##### Recorded data #####
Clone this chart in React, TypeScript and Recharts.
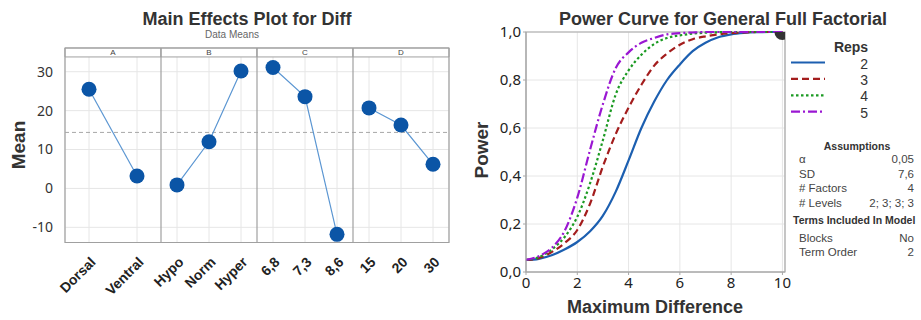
import React from 'react';
import {
  ComposedChart, LineChart, Line, XAxis, YAxis, CartesianGrid,
  ReferenceLine, ReferenceArea, ReferenceDot,
} from 'recharts';

// ---- main effects data (means per factor level) ----
const factors = ['A', 'B', 'C', 'D'];
const levelsA = ['Dorsal', 'Ventral'];
const meansA = [25.5, 3.2];
const levelsB = ['Hypo', 'Norm', 'Hyper'];
const meansB = [0.9, 12.0, 30.2];
const levelsC = ['6,8', '7,3', '8,6'];
const meansC = [31.1, 23.6, -11.8];
const levelsD = ['15', '20', '30'];
const meansD = [20.7, 16.3, 6.2];
const grandMean = 14.4;
const meanTicks = [-10, 0, 10, 20, 30];

// ---- power curve data ----
const maxDiff = [0, 0.5, 1, 1.5, 2, 2.5, 3, 3.5, 4, 4.5, 5, 5.5, 6, 6.5, 7, 7.5, 8, 8.5, 9, 9.5, 10];
const power2 = [0.05, 0.055, 0.07, 0.094, 0.125, 0.17, 0.235, 0.335, 0.465, 0.6, 0.71, 0.8, 0.865, 0.92, 0.955, 0.978, 0.99, 0.996, 0.999, 1, 1];
const power3 = [0.05, 0.058, 0.083, 0.12, 0.175, 0.285, 0.44, 0.575, 0.685, 0.78, 0.86, 0.91, 0.947, 0.97, 0.982, 0.99, 0.995, 0.998, 1, 1, 1];
const power4 = [0.05, 0.062, 0.093, 0.145, 0.23, 0.37, 0.55, 0.74, 0.84, 0.905, 0.95, 0.975, 0.986, 0.993, 0.997, 0.999, 1, 1, 1, 1, 1];
const power5 = [0.05, 0.066, 0.1, 0.17, 0.31, 0.51, 0.7, 0.85, 0.915, 0.955, 0.975, 0.99, 0.995, 0.998, 1, 1, 1, 1, 1, 1, 1];
const reps = ['2', '3', '4', '5'];
const powerTicksX = [0, 2, 4, 6, 8, 10];
const powerTicksY = [0, 0.2, 0.4, 0.6, 0.8, 1];

const assumptions = [
  ['α', '0,05'],
  ['SD', '7,6'],
  ['# Factors', '4'],
  ['# Levels', '2; 3; 3; 3'],
];
const termsInModel = [
  ['Blocks', 'No'],
  ['Term Order', '2'],
];

const FONT = '"Liberation Sans", Arial, sans-serif';
const TICK_FONT = '"Noto Sans", "Liberation Sans", sans-serif';

// build main effects table: each factor gets its own column so lines break between panels
const levelSets = [levelsA, levelsB, levelsC, levelsD];
const meanSets = [meansA, meansB, meansC, meansD];
const effectRows: any[] = [];
const effectLabels: string[] = [];
levelSets.forEach((lv, p) => {
  lv.forEach((name, i) => {
    const row: any = { pos: p + (i + 0.5) / lv.length };
    row[factors[p]] = meanSets[p][i];
    effectRows.push(row);
    effectLabels.push(name);
  });
});
const effectTicks = effectRows.map((r) => r.pos);

const powerRows = maxDiff.map((x, i) => ({
  x, r2: power2[i], r3: power3[i], r4: power4[i], r5: power5[i],
}));

const series = [
  { key: 'r2', name: reps[0], color: '#1c5fb0', dash: undefined as string | undefined },
  { key: 'r3', name: reps[1], color: '#a31d1d', dash: '7 4' },
  { key: 'r4', name: reps[2], color: '#1b9a22', dash: '2.5 2.5' },
  { key: 'r5', name: reps[3], color: '#9a17d2', dash: '9 3 2 3' },
];

const Y_MIN = -13.9;
const Y_MAX = 36.1;
const STRIP_BOTTOM = 33.8;

const RotatedTick = (props: any) => {
  const { x, y, index } = props;
  const ax = x + 4;
  const ay = y + 9;
  return (
    <text x={ax} y={ay} dy="0.35em" textAnchor="end" transform={`rotate(-45 ${ax} ${ay})`}
      fontFamily={FONT} fontWeight="bold" fontSize={14} fill="#222">
      {effectLabels[index]}
    </text>
  );
};

const fmtComma = (v: number) => v.toFixed(1).replace('.', ',');

const RepsLegend = () => (
  <svg width={100} height={90} style={{ display: 'block', overflow: 'visible' }}>
    <text x={61} y={14} textAnchor="middle" fontFamily={FONT} fontWeight="bold" fontSize={14} fill="#333">Reps</text>
    {series.map((s, i) => (
      <g key={s.key}>
        <line x1={1} x2={35} y1={24.5 + i * 16.4} y2={24.5 + i * 16.4} stroke={s.color} strokeWidth={2.2} strokeDasharray={s.dash} />
        <text x={78} y={30.5 + i * 16.4} textAnchor="end" fontFamily={FONT} fontSize={14} fill="#333">{s.name}</text>
      </g>
    ))}
  </svg>
);

export default function App() {
  return (
    <div style={{ position: 'absolute', left: 0, top: 0, width: 921, height: 320, background: '#fff', overflow: 'hidden' }}>
      {/* left: main effects */}
      <div style={{ position: 'absolute', left: 0, top: 0 }}>
        <ComposedChart width={460} height={320} data={effectRows} margin={{ top: 48, right: 11, left: 0, bottom: 0 }}>
          <CartesianGrid stroke="#e6e6e6" />
          <XAxis dataKey="pos" type="number" domain={[0, 4]} ticks={effectTicks} interval={0}
            tick={<RotatedTick />} tickLine={false} axisLine={false} height={77.5} />
          <YAxis type="number" domain={[Y_MIN, Y_MAX]} ticks={meanTicks} allowDataOverflow width={65}
            tickLine={false} axisLine={false} tickMargin={6}
            tick={{ fontFamily: TICK_FONT, fontSize: 14, fill: '#333' }} />
          <ReferenceLine y={grandMean} stroke="#a8a8a8" strokeDasharray="4 3" />
          {factors.map((f, p) => (
            <ReferenceArea key={f} x1={p} x2={p + 1} y1={STRIP_BOTTOM} y2={Y_MAX} fill="#fff" fillOpacity={1}
              stroke="#a0a0a0" strokeWidth={1}
              label={{ value: f, position: 'center', fontSize: 8, fill: '#444', fontFamily: FONT }} />
          ))}
          {[1, 2, 3].map((v) => (
            <ReferenceLine key={v} x={v} stroke="#a0a0a0" strokeWidth={1.2} />
          ))}
          <ReferenceArea x1={0} x2={4} y1={Y_MIN} y2={Y_MAX} fill="none" stroke="#a0a0a0" strokeWidth={1.2} />
          {factors.map((f) => (
            <Line key={f} dataKey={f} type="linear" stroke="#5b96d2" strokeWidth={1.2} connectNulls={false}
              dot={{ r: 7.5, fill: '#0b55a6', stroke: '#0b55a6', strokeWidth: 0 }} activeDot={false}
              isAnimationActive={false} />
          ))}
        </ComposedChart>
      </div>

      {/* right: power curve */}
      <div style={{ position: 'absolute', left: 460, top: 0 }}>
        <LineChart width={461} height={320} data={powerRows} margin={{ top: 32, right: 136, left: 0, bottom: 0 }}>
          <CartesianGrid stroke="#e6e6e6" />
          <XAxis dataKey="x" type="number" domain={[0, 10.1]} ticks={powerTicksX} allowDataOverflow height={48}
            tickSize={3} tickMargin={2} stroke="#a8a8a8"
            tick={{ fontFamily: TICK_FONT, fontSize: 15, fill: '#222' }} />
          <YAxis type="number" domain={[0, 1]} ticks={powerTicksY} width={66} tickFormatter={fmtComma}
            tickSize={3} tickMargin={2} stroke="#a8a8a8"
            tick={{ fontFamily: TICK_FONT, fontSize: 15, fill: '#222' }} />
          <ReferenceArea x1={0} x2={10.1} y1={0} y2={1} fill="none" stroke="#a8a8a8" strokeWidth={1.2} />
          {series.map((s) => (
            <Line key={s.key} dataKey={s.key} name={s.name} type="monotone" stroke={s.color} strokeWidth={2.2}
              strokeDasharray={s.dash} dot={false} activeDot={false} isAnimationActive={false} />
          ))}
          <ReferenceDot x={10} y={1} r={8} fill="#333" stroke="none" ifOverflow="hidden" />
        </LineChart>
      </div>

      {/* legend */}
      <div style={{ position: 'absolute', left: 790, top: 38 }}>
        <RepsLegend />
      </div>

      {/* titles, axis titles and assumption notes */}
      <svg width={921} height={320} style={{ position: 'absolute', left: 0, top: 0, pointerEvents: 'none' }}>
        <text x={247} y={25} textAnchor="middle" fontFamily={FONT} fontWeight="bold" fontSize={18} fill="#333">Main Effects Plot for Diff</text>
        <text x={232} y={38} textAnchor="middle" fontFamily={FONT} fontSize={10} fill="#666">Data Means</text>
        <text x={25} y={145} textAnchor="middle" transform="rotate(-90 25 145)" fontFamily={FONT} fontWeight="bold" fontSize={19} fill="#333">Mean</text>

        <text x={723} y={25} textAnchor="middle" fontFamily={FONT} fontWeight="bold" fontSize={18} fill="#333">Power Curve for General Full Factorial</text>
        <text x={488} y={150} textAnchor="middle" transform="rotate(-90 488 150)" fontFamily={FONT} fontWeight="bold" fontSize={19} fill="#333">Power</text>
        <text x={655} y={313} textAnchor="middle" fontFamily={FONT} fontWeight="bold" fontSize={18} fill="#333">Maximum Difference</text>

        <text x={857} y={150} textAnchor="middle" fontFamily={FONT} fontWeight="bold" fontSize={10.5} fill="#333">Assumptions</text>
        {assumptions.map(([k, v], i) => (
          <g key={k}>
            <text x={799} y={163 + i * 14.5} fontFamily={FONT} fontSize={11.5} fill="#444">{k}</text>
            <text x={914} y={163 + i * 14.5} textAnchor="end" fontFamily={FONT} fontSize={11.5} fill="#444">{v}</text>
          </g>
        ))}
        <text x={793} y={224} fontFamily={FONT} fontWeight="bold" fontSize={10.5} fill="#333">Terms Included In Model</text>
        {termsInModel.map(([k, v], i) => (
          <g key={k}>
            <text x={799} y={241.5 + i * 14} fontFamily={FONT} fontSize={11.5} fill="#444">{k}</text>
            <text x={914} y={241.5 + i * 14} textAnchor="end" fontFamily={FONT} fontSize={11.5} fill="#444">{v}</text>
          </g>
        ))}
      </svg>
    </div>
  );
}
#####
Requirement
Every line above that contains the word "React" should be reported.

Written answer
Clone this chart in React, TypeScript and Recharts.
import React from 'react';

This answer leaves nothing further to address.